His doctors, however, disagreed. It seemed to be their personal goal to get him to be skinny. He repeatedly explained that he’d never been skinny, but they wouldn’t listen. This just made him really hate going to see the doctors and he grew more and more frustrated with - what he described as - a skinny woman in her 20’s telling him how if he just tried out this amazing new all veggie diet his life would magically improve over night. What bugged him most was that the doctors started intruding on other parts of his life as well. Though they were ostensibly just trying to help him get fit and prevent diabetes, they took an - again, as he described it - unhealthy interest in his cholesterol levels.
This hurt him a lot more than just refusing to let him stop at 18 stone, as he felt they were just out looking for things to fault him on. Again, he tried to explain that he was in his early 50’s, no one could rationally expect him to have the arteries of a 16 year, and again they seemed to think this would be a normal thing to find. They tried to get him to take medication for it, which he refused to do. Partly because that was something “old men” did, and he would have to do it for the rest of his life, and secondly because they were doing it based on tests from 3 months beforehand and wouldn’t allow him to try and cut it back “naturally”. He said he felt like he was constantly being talked down to because he was fat, and therefore obviously didn’t know what was good for him.
Eventually, after months of being brow beaten, he capitulated and started taking an asprin a day. You don’t know my Dad, he’s a stubborn bastard, so they must have really harassed him if he agreed to it.
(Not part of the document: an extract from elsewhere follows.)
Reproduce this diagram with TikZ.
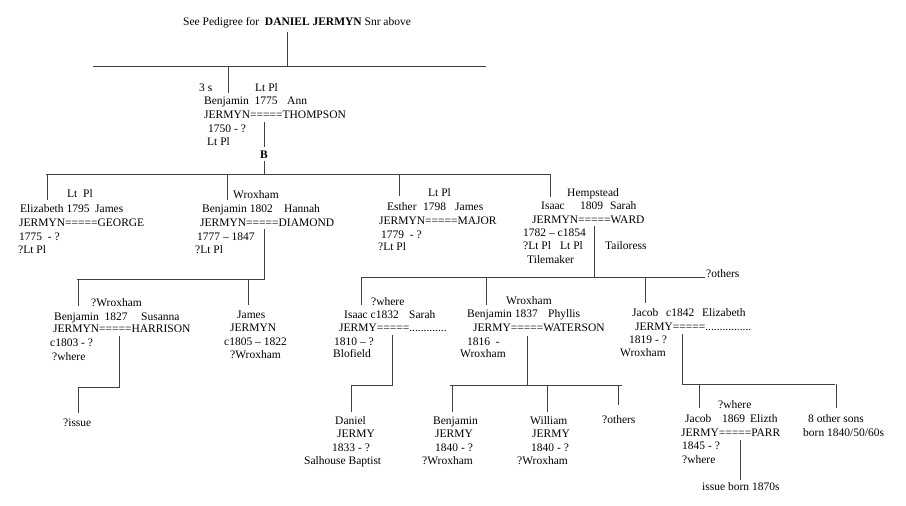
\documentclass[tikz,border=0pt]{standalone}
\usepackage{fontspec}
\setmainfont{Liberation Serif}
\begin{document}
\begin{tikzpicture}[x=1pt,y=-1pt,
  txt/.style={anchor=base west,inner sep=0pt,font=\fontsize{11.5}{13}\selectfont},
  ln/.style={draw=black!75,line width=0.7pt}]
\useasboundingbox[fill=white] (0,0) rectangle (906,506);
% ---------- texts ----------
\node[txt] (see) at (183,25) {See Pedigree for\ \ \textbf{DANIEL JERMYN} Snr above};
\node[txt] (a1) at (199,91) {3 s};
\node[txt] (a2) at (255,91) {Lt Pl};
\node[txt] (a3) at (204,104) {Benjamin\ \ 1775};
\node[txt] (a4) at (287,104) {Ann};
\node[txt] (a5) at (204,118) {JERMYN=====THOMPSON};
\node[txt] (a6) at (208,132) {1750 - ?};
\node[txt] (a7) at (207,145) {Lt Pl};
\node[txt,font=\fontsize{11.5}{13}\selectfont\bfseries] (bB) at (260,158) {B};
% Elizabeth
\node[txt] (e1) at (67,197) {Lt\ \ Pl};
\node[txt] (e2) at (20,212) {Elizabeth 1795};
\node[txt] (e3) at (95,212) {James};
\node[txt] (e4) at (19,226) {JERMYN=====GEORGE};
\node[txt] (e5) at (19,240) {1775\ \ - ?};
\node[txt] (e6) at (18,253) {?Lt Pl};
% Benjamin 1802
\node[txt] (b1) at (233,198) {Wroxham};
\node[txt] (b2) at (202,212) {Benjamin 1802};
\node[txt] (b3) at (284,212) {Hannah};
\node[txt] (b4) at (200,226) {JERMYN=====DIAMOND};
\node[txt] (b5) at (197,240) {1777 – 1847};
\node[txt] (b6) at (195,253) {?Lt Pl};
% Esther
\node[txt] (s1) at (428,196) {Lt Pl};
\node[txt] (s2) at (387,210) {Esther};
\node[txt] (s3) at (423,210) {1798};
\node[txt] (s4) at (455,210) {James};
\node[txt] (s5) at (379,224) {JERMYN=====MAJOR};
\node[txt] (s6) at (381,238) {1779\ \ - ?};
\node[txt] (s7) at (378,250) {?Lt Pl};
% Isaac 1809
\node[txt] (i1) at (567,196) {Hempstead};
\node[txt] (i2) at (541,209) {Isaac};
\node[txt] (i3) at (580,209) {1809};
\node[txt] (i4) at (610,209) {Sarah};
\node[txt] (i5) at (532,223) {JERMYN=====WARD};
\node[txt] (i6) at (523,236) {1782 – c1854};
\node[txt] (i7) at (523,249) {?Lt Pl};
\node[txt] (i8) at (560,249) {Lt Pl};
\node[txt] (i9) at (605,249) {Tailoress};
\node[txt] (i10) at (527,263) {Tilemaker};
\node[txt] (oth1) at (706,277) {?others};
% Benjamin 1827
\node[txt] (c1) at (91,306) {?Wroxham};
\node[txt] (c2) at (54,320) {Benjamin\ \ 1827};
\node[txt] (c3) at (141,320) {Susanna};
\node[txt] (c4) at (53,332) {JERMYN=====HARRISON};
\node[txt] (c5) at (50,346) {c1803 - ?};
\node[txt] (c6) at (52,360) {?where};
\node[txt] (c7) at (63,426) {?issue};
% James
\node[txt] (j1) at (237,318) {James};
\node[txt] (j2) at (230,331) {JERMYN};
\node[txt] (j3) at (224,345) {c1805 – 1822};
\node[txt] (j4) at (230,358) {?Wroxham};
% Isaac c1832
\node[txt] (k1) at (371,305) {?where};
\node[txt] (k2) at (344,318) {Isaac c1832};
\node[txt] (k3) at (409,318) {Sarah};
\node[txt] (k4) at (339,331) {JERMY=====.............};
\node[txt] (k5) at (334,345) {1810 – ?};
\node[txt] (k6) at (333,357) {Blofield};
\node[txt] (d1) at (335,424) {Daniel};
\node[txt] (d2) at (337,437) {JERMY};
\node[txt] (d3) at (332,451) {1833 - ?};
\node[txt] (d4) at (304,464) {Salhouse Baptist};
% Benjamin 1837
\node[txt] (m1) at (506,304) {Wroxham};
\node[txt] (m2) at (467,317) {Benjamin 1837};
\node[txt] (m3) at (548,317) {Phyllis};
\node[txt] (m4) at (473,331) {JERMY=====WATERSON};
\node[txt] (m5) at (467,345) {1816\ \ -};
\node[txt] (m6) at (460,357) {Wroxham};
\node[txt] (p1) at (433,424) {Benjamin};
\node[txt] (p2) at (435,437) {JERMY};
\node[txt] (p3) at (435,451) {1840 - ?};
\node[txt] (p4) at (422,464) {?Wroxham};
\node[txt] (w1) at (530,424) {William};
\node[txt] (w2) at (532,437) {JERMY};
\node[txt] (w3) at (531,451) {1840 - ?};
\node[txt] (w4) at (517,464) {?Wroxham};
\node[txt] (oth2) at (602,423) {?others};
% Jacob c1842
\node[txt] (g1) at (632,316) {Jacob};
\node[txt] (g2) at (666,316) {c1842};
\node[txt] (g3) at (702,316) {Elizabeth};
\node[txt] (g4) at (635,330) {JERMY=====................};
\node[txt] (g5) at (629,343) {1819 - ?};
\node[txt] (g6) at (620,356) {Wroxham};
\node[txt] (h1) at (718,408) {?where};
\node[txt] (h2) at (685,422) {Jacob};
\node[txt] (h3) at (722,422) {1869};
\node[txt] (h4) at (750,422) {Elizth};
\node[txt] (h5) at (681,436) {JERMY=====PARR};
\node[txt] (h6) at (682,449) {1845 - ?};
\node[txt] (h7) at (682,463) {?where};
\node[txt] (h8) at (702,490) {issue born 1870s};
\node[txt] (o1) at (808,422) {8 other sons};
\node[txt] (o2) at (803,436) {born 1840/50/60s};
% ---------- connectors ----------
\coordinate (t0) at (287,32);
\coordinate (t1) at (287,66);
\coordinate (tl) at (93,66);
\coordinate (tr) at (486,66);
\coordinate (t2) at (228,66);
\coordinate (t3) at (228,93);
\draw[ln] (t0) -- (t1);
\draw[ln] (tl) -- (tr);
\draw[ln] (t2) -- (t3);
\coordinate (bm1) at (264,122);
\coordinate (bm2) at (264,147);
\coordinate (bm3) at (264,161);
\coordinate (bm4) at (264,174);
\draw[ln] (bm1) -- (bm2);
\draw[ln] (bm3) -- (bm4);
\coordinate (g1l) at (46,174);
\coordinate (g1r) at (550,174);
\draw[ln] (g1l) -- (g1r);
\coordinate (ce) at (47,200);
\coordinate (cb) at (227,200);
\coordinate (cs) at (399,196);
\coordinate (ci) at (550,197);
\draw[ln] (47,174) -- (ce);
\draw[ln] (227,174) -- (cb);
\draw[ln] (399,174) -- (cs);
\draw[ln] (g1r) -- (ci);
% Benjamin 1802 family
\coordinate (bd1) at (264,229);
\coordinate (bd2) at (264,279);
\coordinate (bd3) at (77,279);
\draw[ln] (bd1) -- (bd2) -- (bd3);
\coordinate (bc) at (78,306);
\coordinate (jc) at (248,305);
\draw[ln] (78,279) -- (bc);
\draw[ln] (248,279) -- (jc);
% Harrison
\coordinate (hs1) at (119,336);
\coordinate (hs2) at (119,387);
\coordinate (hs3) at (78,387);
\coordinate (hs4) at (78,413);
\draw[ln] (hs1) -- (hs2) -- (hs3) -- (hs4);
% Ward family
\coordinate (wd1) at (594,226);
\coordinate (wd2) at (594,277);
\coordinate (wl) at (361,277);
\coordinate (wr) at (705,277);
\draw[ln] (wd1) -- (wd2);
\draw[ln] (wl) -- (wr);
\coordinate (ck) at (361,305);
\coordinate (cm) at (486,305);
\coordinate (cg) at (645,303);
\draw[ln] (wl) -- (ck);
\draw[ln] (486,277) -- (cm);
\draw[ln] (645,277) -- (cg);
% Isaac c1832
\coordinate (ks1) at (392,335);
\coordinate (ks2) at (392,385);
\coordinate (ks3) at (351,385);
\coordinate (ks4) at (351,412);
\draw[ln] (ks1) -- (ks2) -- (ks3) -- (ks4);
% Waterson
\coordinate (ws1) at (527,336);
\coordinate (ws2) at (527,385);
\coordinate (wsl) at (450,385);
\coordinate (wsr) at (622,385);
\draw[ln] (ws1) -- (ws2);
\draw[ln] (wsl) -- (wsr);
\coordinate (pc) at (452,412);
\coordinate (wc) at (547,412);
\coordinate (oc) at (618,405);
\draw[ln] (452,385) -- (pc);
\draw[ln] (547,385) -- (wc);
\draw[ln] (618,385) -- (oc);
% Jacob c1842
\coordinate (js1) at (682,334);
\coordinate (js2) at (682,384);
\coordinate (jsr) at (835,384);
\draw[ln] (js1) -- (js2) -- (jsr);
\coordinate (hc) at (699,408);
\coordinate (occ) at (836,408);
\draw[ln] (699,384) -- (hc);
\draw[ln] (836,384) -- (occ);
\coordinate (pr1) at (740,440);
\coordinate (pr2) at (740,480);
\draw[ln] (pr1) -- (pr2);
\end{tikzpicture}
\end{document}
Anyways, a few months ago, I got a kind of panicked message from my Mum about Dad being in hospital. Turns out, he’d been admitted after having a 3 day nose bleed as a direct result of having to take an asprin a day. He had to spend a few days in hospital and undergo uncomfortable surgery in order to cauterise the burst blood vessels. Apparently, the admitting doctor got really, really angry when my Dad explained he was on an asprin a day, and went off on a rant about how bad an idea it was to put a 50 year old man on that kind of medication. I think this kind of cheered my Dad up more than anything anyone else said to him that whole week because, finally, he had a medical professional take his side.
This may not be a very interesting story, but I just wanted to get a FA story out there that’s based around a man for a change. Like, yeah, Men don’t get the same kind of societal pressure that women get to be attractive, but all the other stuff still exists over here too.Maaaajor frown face at the doctors. What are they playing at! D:
Wow, that is some horrid doctoring right there. Much love to your Dad.